Regarding the first basis, the Ninth Circuit held that the employee breached her loyalty to her Tribal government employer, including her abuse of Tribal funds that threatened the Tribe’s well-being. Admittedly, this holding may be limited to serious torts committed by employees of tribal governments.
But the court’s application of the second Montana circumstance went much further, recognizing jurisdiction regardless of where the misconduct or employment took place. By accepting employment, the employee had entered a consensual relationship with the Tribe. In the course of that relationship, she knew the Tribe had certain employment policies, codified in the personnel manual, that applied to her conduct on the job. She should have foreseen her employer might enforce those policies, in Tribal court if necessary. Accordingly, the Tribe had regulatory and adjudicate jurisdiction over her employment, and could exercise it through workplace discipline or, if it chose, through tort litigation.

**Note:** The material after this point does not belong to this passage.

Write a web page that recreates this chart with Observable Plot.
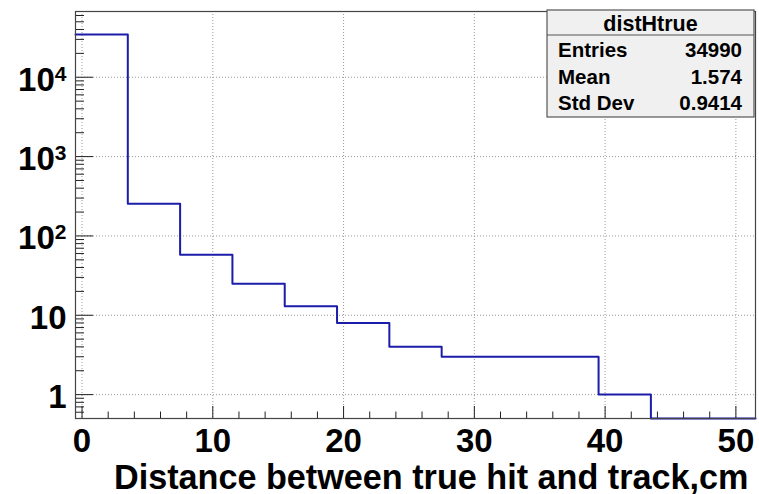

How Does this Decision Affect Employers?
After Knighton, it will be far more difficult for nonmember employees working for Tribal governments or businesses to claim the Tribe’s administrative agencies or courts lack jurisdiction to address their wrongdoing and thus evade workplace discipline. Tribal employers may consider expanded hiring now that they can more easily discipline non-Native employee misconduct should the need arise. They may similarly consider revising their employee manuals, confident that Tribal courts may provide a more guaranteed forum to recover for violations.